Reviewing the client’s needs:  In the Consultative Selling Skills model, the final step of the Situation Analysis phase is called the “review of needs as understood.”  This phraseology is a continuing reminder that, despite our best efforts, we may not have completely and accurately determined client needs through our supportive questioning process.  By beginning each perceived needs restatement with an appropriate I-message, we take responsibility for our understanding of what we heard, and also make it easy for the client to correct us or add any needs that we missed.  I-messages like, “If I heard you correctly, you need…..,” or, “You didn’t state this explicitly, but I sense that you may need…..” invite the client to help us improve our needs analysis.

Acknowledging the client’s objection:  Given that this first step in the issue resolution process is primarily a signal of respect and empathy for the client’s frustration, the I-message is virtually a mandatory component.  While a generic statement such as “I know how that feels” is helpful, a more issue-specific response has much greater power, e.g., “I know what it feels like to have cost concerns threaten an important program.”  Indeed, any time the client reveals a personal need, an I-message response underscores our own commitment to a mutually trusting relationship.

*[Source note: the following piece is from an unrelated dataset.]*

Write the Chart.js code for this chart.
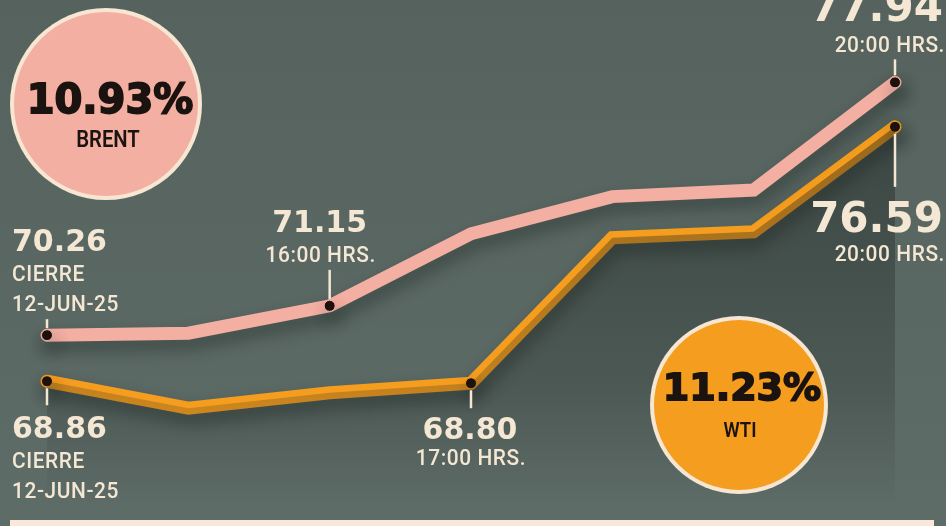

  • An important caveat: beware the temptation to allow an empathetic I-message to ramble on— stealing center stage from the client.  Our attempt at making a connection soon produces exactly the opposite effect if the I-message expands into an “I-monolog.”

Reframing the client’s objection as an “unfulfilled need”:  This is arguably the most important application of the I-message: when we paraphrase a client objection as an objective to be reached, we are almost literally putting words into his/her mouth.  What the client said was a complaint (e.g., “It’ll add to our workload”), but our reframe is a task to meet the underlying need (e.g., “If I understood you correctly, you need to be confident that our plan fits within your existing workload.”)  Since we’ve taken the liberty of transforming a brick wall into a goal post, we need client confirmation that she/he agrees with our paraphrase.  The I-message spotlights this reframing process.

In a nut shell: far from being self-centered, the consultative salesperson’s I-messages underline his/her conviction that “it’s all about the client.”  They do double duty:  signaling the client that we’re working to meet his/her needs— and reminding us to “check our egos at the door.”